Stated task: Omit the pictures, please, and give each record below again exactly.

---------- Records to process ----------

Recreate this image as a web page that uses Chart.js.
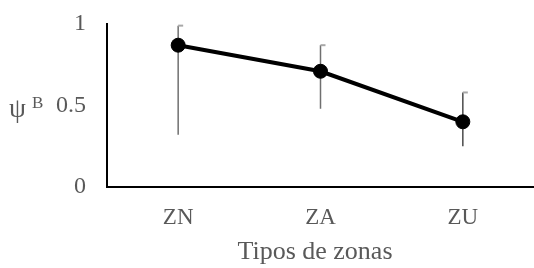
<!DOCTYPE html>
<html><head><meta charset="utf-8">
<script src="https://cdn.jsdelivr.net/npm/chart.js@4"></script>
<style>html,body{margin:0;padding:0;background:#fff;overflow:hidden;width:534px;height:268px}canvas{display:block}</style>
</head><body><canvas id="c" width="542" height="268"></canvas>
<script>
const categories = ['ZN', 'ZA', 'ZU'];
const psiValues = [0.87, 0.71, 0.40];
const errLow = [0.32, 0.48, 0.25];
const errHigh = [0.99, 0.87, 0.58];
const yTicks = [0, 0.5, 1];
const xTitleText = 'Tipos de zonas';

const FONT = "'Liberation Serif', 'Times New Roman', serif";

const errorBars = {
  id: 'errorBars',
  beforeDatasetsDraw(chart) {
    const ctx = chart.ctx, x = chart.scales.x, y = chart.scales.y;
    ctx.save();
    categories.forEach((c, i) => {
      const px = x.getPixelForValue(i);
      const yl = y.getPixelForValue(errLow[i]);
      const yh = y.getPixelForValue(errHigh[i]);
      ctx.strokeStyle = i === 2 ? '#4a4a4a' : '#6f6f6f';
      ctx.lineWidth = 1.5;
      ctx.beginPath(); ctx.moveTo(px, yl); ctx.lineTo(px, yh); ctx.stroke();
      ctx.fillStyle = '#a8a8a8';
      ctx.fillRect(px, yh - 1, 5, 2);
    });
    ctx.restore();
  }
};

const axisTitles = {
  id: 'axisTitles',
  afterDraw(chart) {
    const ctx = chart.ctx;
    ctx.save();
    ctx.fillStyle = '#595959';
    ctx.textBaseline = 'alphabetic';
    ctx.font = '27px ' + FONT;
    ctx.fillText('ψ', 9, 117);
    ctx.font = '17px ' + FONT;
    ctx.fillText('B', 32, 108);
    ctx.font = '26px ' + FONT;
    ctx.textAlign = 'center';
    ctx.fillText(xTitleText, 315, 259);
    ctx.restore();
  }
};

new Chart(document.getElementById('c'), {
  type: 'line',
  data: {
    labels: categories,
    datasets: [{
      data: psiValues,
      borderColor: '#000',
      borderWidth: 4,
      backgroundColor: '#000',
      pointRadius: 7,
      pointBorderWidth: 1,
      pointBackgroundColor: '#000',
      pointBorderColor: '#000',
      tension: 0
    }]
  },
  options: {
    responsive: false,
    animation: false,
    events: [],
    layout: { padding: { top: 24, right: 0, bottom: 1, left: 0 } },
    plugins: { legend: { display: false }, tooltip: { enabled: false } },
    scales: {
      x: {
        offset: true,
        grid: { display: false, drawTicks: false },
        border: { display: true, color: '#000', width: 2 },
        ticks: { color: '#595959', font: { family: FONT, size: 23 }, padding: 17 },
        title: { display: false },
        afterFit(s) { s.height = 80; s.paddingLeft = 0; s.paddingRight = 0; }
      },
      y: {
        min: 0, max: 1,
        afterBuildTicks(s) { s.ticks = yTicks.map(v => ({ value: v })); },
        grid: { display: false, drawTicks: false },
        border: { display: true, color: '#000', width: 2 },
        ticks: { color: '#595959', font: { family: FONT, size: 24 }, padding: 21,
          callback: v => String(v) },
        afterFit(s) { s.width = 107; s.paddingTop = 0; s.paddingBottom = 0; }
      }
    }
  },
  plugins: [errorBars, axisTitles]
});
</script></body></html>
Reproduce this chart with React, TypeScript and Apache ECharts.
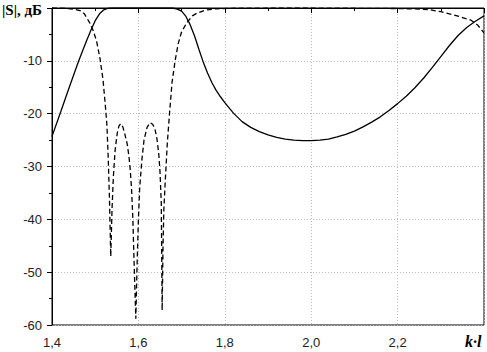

----------

Solution to the problem:
Recreate this image as a web page that uses Chart.js.
<!DOCTYPE html>
<html><head><meta charset="utf-8">
<script src="https://cdn.jsdelivr.net/npm/chart.js@4"></script>
<style>html,body{margin:0;padding:0;background:#fff;overflow:hidden;width:534px;height:268px}canvas{display:block}</style>
</head><body><canvas id="c" width="542" height="268"></canvas>
<script>
const categories = ['ZN', 'ZA', 'ZU'];
const psiValues = [0.87, 0.71, 0.40];
const errLow = [0.32, 0.48, 0.25];
const errHigh = [0.99, 0.87, 0.58];
const yTicks = [0, 0.5, 1];
const xTitleText = 'Tipos de zonas';

const FONT = "'Liberation Serif', 'Times New Roman', serif";

const errorBars = {
  id: 'errorBars',
  beforeDatasetsDraw(chart) {
    const ctx = chart.ctx, x = chart.scales.x, y = chart.scales.y;
    ctx.save();
    categories.forEach((c, i) => {
      const px = x.getPixelForValue(i);
      const yl = y.getPixelForValue(errLow[i]);
      const yh = y.getPixelForValue(errHigh[i]);
      ctx.strokeStyle = i === 2 ? '#4a4a4a' : '#6f6f6f';
      ctx.lineWidth = 1.5;
      ctx.beginPath(); ctx.moveTo(px, yl); ctx.lineTo(px, yh); ctx.stroke();
      ctx.fillStyle = '#a8a8a8';
      ctx.fillRect(px, yh - 1, 5, 2);
    });
    ctx.restore();
  }
};

const axisTitles = {
  id: 'axisTitles',
  afterDraw(chart) {
    const ctx = chart.ctx;
    ctx.save();
    ctx.fillStyle = '#595959';
    ctx.textBaseline = 'alphabetic';
    ctx.font = '27px ' + FONT;
    ctx.fillText('ψ', 9, 117);
    ctx.font = '17px ' + FONT;
    ctx.fillText('B', 32, 108);
    ctx.font = '26px ' + FONT;
    ctx.textAlign = 'center';
    ctx.fillText(xTitleText, 315, 259);
    ctx.restore();
  }
};

new Chart(document.getElementById('c'), {
  type: 'line',
  data: {
    labels: categories,
    datasets: [{
      data: psiValues,
      borderColor: '#000',
      borderWidth: 4,
      backgroundColor: '#000',
      pointRadius: 7,
      pointBorderWidth: 1,
      pointBackgroundColor: '#000',
      pointBorderColor: '#000',
      tension: 0
    }]
  },
  options: {
    responsive: false,
    animation: false,
    events: [],
    layout: { padding: { top: 24, right: 0, bottom: 1, left: 0 } },
    plugins: { legend: { display: false }, tooltip: { enabled: false } },
    scales: {
      x: {
        offset: true,
        grid: { display: false, drawTicks: false },
        border: { display: true, color: '#000', width: 2 },
        ticks: { color: '#595959', font: { family: FONT, size: 23 }, padding: 17 },
        title: { display: false },
        afterFit(s) { s.height = 80; s.paddingLeft = 0; s.paddingRight = 0; }
      },
      y: {
        min: 0, max: 1,
        afterBuildTicks(s) { s.ticks = yTicks.map(v => ({ value: v })); },
        grid: { display: false, drawTicks: false },
        border: { display: true, color: '#000', width: 2 },
        ticks: { color: '#595959', font: { family: FONT, size: 24 }, padding: 21,
          callback: v => String(v) },
        afterFit(s) { s.width = 107; s.paddingTop = 0; s.paddingBottom = 0; }
      }
    }
  },
  plugins: [errorBars, axisTitles]
});
</script></body></html>
Reproduce this chart with React, TypeScript and Apache ECharts.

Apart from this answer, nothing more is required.